_Problem statement_.
Within the entries below, please return exactly the lines from the one with "Recreate this image" through the one with "0.0513, 0.0745, 0.0513];", leaving out any pictures.

_Dataset_.
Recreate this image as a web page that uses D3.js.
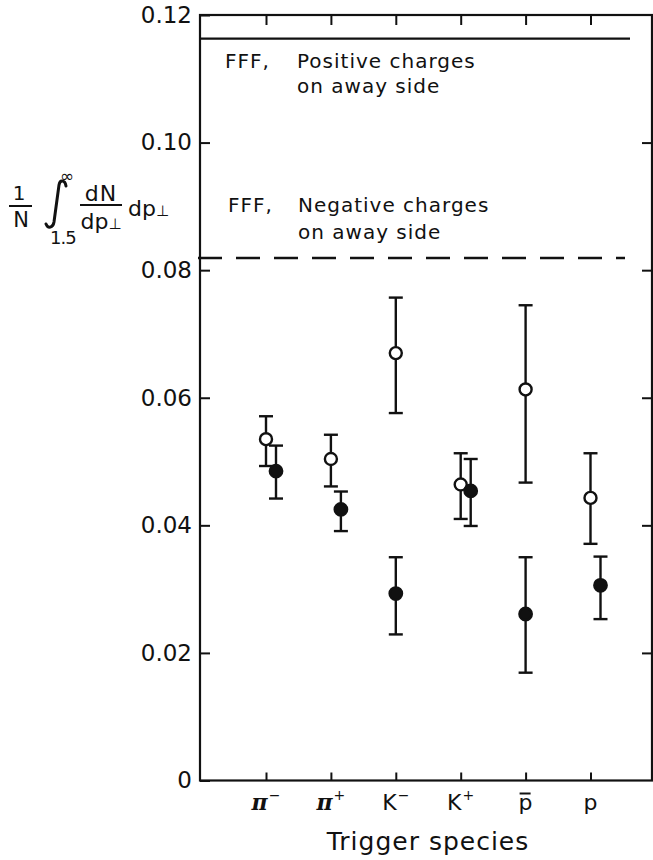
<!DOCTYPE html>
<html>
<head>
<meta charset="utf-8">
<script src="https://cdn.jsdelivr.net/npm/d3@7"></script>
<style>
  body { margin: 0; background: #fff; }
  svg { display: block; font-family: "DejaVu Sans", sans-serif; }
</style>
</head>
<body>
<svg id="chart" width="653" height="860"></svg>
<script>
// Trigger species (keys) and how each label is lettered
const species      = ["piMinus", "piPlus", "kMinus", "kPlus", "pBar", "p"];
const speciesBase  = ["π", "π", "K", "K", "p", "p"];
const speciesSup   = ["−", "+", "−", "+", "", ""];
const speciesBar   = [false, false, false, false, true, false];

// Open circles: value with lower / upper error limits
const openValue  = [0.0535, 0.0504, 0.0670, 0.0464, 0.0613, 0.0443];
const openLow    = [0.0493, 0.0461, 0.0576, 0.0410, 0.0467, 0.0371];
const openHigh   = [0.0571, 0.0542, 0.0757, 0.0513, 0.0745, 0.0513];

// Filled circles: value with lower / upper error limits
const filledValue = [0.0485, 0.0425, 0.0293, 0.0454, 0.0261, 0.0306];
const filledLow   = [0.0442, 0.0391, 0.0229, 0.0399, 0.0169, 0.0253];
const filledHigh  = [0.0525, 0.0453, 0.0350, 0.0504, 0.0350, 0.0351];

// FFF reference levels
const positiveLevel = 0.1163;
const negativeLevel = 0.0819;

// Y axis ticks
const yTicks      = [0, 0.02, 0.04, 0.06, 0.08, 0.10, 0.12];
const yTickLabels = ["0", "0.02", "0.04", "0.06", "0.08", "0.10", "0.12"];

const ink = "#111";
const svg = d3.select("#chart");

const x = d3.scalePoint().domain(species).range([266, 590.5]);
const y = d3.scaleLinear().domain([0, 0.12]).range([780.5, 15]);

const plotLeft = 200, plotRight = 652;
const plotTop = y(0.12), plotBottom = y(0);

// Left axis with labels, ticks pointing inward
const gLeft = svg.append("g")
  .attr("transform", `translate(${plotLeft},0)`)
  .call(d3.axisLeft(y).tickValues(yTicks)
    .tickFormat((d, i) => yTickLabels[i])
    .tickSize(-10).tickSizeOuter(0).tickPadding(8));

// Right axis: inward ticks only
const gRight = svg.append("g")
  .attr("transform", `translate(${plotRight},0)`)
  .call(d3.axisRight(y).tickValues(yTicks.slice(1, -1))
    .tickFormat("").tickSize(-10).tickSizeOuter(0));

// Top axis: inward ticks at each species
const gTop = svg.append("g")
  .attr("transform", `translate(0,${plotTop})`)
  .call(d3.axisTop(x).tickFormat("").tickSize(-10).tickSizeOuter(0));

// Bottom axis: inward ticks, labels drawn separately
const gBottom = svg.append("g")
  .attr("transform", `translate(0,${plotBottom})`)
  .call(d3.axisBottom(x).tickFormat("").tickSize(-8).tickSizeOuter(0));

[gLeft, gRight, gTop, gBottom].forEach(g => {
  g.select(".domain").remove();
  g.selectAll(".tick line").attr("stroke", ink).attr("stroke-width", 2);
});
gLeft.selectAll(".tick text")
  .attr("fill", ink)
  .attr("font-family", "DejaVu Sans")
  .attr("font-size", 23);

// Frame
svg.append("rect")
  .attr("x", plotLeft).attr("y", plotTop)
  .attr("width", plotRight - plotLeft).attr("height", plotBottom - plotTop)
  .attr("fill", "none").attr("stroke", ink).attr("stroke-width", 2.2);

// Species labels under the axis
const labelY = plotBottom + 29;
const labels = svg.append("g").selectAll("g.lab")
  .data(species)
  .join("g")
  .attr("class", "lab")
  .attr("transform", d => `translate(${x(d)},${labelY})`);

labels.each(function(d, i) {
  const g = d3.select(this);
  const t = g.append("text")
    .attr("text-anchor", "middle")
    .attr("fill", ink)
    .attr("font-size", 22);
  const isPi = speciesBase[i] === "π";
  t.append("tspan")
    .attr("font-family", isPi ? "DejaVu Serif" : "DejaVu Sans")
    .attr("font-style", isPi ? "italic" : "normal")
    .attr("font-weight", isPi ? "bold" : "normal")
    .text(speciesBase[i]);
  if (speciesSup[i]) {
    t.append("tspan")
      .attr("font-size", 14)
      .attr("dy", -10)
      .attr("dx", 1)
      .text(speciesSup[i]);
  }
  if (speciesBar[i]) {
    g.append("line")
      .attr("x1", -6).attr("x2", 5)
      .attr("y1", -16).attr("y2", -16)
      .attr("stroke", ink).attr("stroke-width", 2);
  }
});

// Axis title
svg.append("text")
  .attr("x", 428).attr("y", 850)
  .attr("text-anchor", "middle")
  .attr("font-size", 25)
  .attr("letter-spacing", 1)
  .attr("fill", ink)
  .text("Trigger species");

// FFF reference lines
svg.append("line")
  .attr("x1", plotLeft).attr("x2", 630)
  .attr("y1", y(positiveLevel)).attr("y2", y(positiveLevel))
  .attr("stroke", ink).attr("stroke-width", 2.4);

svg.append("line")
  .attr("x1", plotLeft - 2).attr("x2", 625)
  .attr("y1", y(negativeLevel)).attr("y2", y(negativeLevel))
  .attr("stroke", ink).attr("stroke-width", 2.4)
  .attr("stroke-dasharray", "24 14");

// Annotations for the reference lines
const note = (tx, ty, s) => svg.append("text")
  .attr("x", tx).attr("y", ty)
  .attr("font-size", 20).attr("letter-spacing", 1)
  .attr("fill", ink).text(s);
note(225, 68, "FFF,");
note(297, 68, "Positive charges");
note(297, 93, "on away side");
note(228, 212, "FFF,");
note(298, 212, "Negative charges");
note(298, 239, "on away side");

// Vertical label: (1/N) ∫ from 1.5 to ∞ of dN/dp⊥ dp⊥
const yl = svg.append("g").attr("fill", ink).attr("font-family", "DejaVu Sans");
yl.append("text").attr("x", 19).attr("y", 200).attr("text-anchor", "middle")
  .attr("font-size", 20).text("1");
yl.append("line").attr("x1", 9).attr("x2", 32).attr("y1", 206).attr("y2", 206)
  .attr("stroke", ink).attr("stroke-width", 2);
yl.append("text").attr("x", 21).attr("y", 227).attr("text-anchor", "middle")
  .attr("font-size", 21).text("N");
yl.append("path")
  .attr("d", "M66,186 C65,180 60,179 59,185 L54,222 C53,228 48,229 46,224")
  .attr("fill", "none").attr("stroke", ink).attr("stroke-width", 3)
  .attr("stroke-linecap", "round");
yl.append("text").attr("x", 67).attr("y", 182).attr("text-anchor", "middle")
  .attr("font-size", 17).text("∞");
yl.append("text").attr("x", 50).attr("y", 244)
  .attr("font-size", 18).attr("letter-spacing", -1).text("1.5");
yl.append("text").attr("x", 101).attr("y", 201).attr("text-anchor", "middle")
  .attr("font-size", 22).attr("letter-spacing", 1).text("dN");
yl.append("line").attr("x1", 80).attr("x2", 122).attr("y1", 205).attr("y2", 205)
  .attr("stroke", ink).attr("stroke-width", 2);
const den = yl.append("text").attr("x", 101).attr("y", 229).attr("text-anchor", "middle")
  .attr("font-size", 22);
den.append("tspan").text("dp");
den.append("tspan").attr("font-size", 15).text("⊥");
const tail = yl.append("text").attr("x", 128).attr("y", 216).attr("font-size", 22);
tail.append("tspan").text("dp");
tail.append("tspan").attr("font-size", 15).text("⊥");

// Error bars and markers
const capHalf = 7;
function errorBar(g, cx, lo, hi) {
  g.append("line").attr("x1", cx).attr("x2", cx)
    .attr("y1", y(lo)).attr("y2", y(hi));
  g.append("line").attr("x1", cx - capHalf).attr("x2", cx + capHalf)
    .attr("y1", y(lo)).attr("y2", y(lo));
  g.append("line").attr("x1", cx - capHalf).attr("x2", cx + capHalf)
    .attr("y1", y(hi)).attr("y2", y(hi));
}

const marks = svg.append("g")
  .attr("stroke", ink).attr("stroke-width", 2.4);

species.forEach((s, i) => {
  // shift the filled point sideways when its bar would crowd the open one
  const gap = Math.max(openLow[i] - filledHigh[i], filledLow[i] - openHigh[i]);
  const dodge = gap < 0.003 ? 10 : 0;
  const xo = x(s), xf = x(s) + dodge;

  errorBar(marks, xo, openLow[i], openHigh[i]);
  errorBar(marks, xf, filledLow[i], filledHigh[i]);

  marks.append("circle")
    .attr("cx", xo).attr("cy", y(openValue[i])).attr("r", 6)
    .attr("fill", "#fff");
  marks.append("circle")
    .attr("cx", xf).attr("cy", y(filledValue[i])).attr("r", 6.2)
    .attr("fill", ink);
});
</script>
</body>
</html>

...

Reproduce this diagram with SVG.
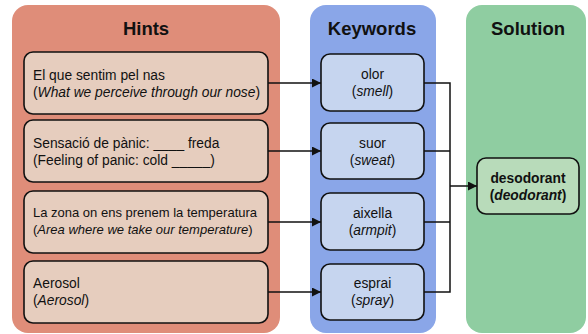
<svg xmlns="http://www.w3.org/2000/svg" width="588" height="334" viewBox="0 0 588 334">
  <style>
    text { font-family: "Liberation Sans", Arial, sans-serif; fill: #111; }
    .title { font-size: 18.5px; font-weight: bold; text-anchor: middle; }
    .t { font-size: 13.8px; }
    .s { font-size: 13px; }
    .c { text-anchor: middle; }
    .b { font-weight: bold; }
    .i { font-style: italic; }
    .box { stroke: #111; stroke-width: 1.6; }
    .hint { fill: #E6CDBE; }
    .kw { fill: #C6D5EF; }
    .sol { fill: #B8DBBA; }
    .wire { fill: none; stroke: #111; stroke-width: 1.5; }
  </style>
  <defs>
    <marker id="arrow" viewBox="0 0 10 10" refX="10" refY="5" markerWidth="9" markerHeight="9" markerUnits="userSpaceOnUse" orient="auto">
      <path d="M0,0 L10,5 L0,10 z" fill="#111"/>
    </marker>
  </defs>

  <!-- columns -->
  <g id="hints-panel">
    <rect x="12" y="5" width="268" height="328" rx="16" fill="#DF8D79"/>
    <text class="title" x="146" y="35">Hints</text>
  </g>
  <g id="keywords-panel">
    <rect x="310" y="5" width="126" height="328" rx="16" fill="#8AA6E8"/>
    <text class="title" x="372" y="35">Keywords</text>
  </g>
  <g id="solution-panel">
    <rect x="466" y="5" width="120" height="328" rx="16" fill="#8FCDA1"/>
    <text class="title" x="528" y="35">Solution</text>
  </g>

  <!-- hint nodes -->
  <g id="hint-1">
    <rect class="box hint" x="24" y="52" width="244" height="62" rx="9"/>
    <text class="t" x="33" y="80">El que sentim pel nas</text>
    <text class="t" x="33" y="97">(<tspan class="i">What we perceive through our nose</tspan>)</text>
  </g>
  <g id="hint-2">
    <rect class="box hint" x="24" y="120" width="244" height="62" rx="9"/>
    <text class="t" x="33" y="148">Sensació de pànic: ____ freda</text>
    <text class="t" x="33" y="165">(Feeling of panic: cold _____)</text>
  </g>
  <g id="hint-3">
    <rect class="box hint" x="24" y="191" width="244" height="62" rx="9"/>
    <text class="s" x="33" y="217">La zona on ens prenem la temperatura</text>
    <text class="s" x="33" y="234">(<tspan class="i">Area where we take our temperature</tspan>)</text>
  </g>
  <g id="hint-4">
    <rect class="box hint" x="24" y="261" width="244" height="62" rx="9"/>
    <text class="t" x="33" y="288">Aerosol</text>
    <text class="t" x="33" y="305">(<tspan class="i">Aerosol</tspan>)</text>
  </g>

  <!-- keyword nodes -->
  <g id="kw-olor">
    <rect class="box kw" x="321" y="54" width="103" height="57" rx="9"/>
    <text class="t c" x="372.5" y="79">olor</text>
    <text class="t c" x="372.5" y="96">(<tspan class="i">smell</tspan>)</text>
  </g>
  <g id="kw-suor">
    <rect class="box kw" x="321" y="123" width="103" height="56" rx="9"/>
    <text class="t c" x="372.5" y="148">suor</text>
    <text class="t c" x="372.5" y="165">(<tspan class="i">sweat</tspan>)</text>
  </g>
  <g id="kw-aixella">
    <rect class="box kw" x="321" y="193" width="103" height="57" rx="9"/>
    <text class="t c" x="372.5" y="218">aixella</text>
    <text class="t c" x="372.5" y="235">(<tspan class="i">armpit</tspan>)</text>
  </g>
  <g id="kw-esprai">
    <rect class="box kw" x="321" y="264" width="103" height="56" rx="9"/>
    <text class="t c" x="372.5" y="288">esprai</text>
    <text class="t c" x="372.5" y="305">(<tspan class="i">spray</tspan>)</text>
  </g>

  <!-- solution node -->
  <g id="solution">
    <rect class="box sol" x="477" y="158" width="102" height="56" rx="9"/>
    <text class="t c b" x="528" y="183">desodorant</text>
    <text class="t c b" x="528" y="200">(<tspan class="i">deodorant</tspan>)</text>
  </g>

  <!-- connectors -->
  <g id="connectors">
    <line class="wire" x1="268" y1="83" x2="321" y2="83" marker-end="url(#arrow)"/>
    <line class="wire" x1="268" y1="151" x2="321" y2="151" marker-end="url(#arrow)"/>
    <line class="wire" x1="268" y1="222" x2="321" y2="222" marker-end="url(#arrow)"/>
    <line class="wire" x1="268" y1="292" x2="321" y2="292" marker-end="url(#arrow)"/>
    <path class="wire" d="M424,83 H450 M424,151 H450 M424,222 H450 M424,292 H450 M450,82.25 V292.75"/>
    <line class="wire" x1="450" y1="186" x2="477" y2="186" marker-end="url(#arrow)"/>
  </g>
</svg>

_Task solution_.
Recreate this image as a web page that uses D3.js.
<!DOCTYPE html>
<html>
<head>
<meta charset="utf-8">
<script src="https://cdn.jsdelivr.net/npm/d3@7"></script>
<style>
  body { margin: 0; background: #fff; }
  svg { display: block; font-family: "DejaVu Sans", sans-serif; }
</style>
</head>
<body>
<svg id="chart" width="653" height="860"></svg>
<script>
// Trigger species (keys) and how each label is lettered
const species      = ["piMinus", "piPlus", "kMinus", "kPlus", "pBar", "p"];
const speciesBase  = ["π", "π", "K", "K", "p", "p"];
const speciesSup   = ["−", "+", "−", "+", "", ""];
const speciesBar   = [false, false, false, false, true, false];

// Open circles: value with lower / upper error limits
const openValue  = [0.0535, 0.0504, 0.0670, 0.0464, 0.0613, 0.0443];
const openLow    = [0.0493, 0.0461, 0.0576, 0.0410, 0.0467, 0.0371];
const openHigh   = [0.0571, 0.0542, 0.0757, 0.0513, 0.0745, 0.0513];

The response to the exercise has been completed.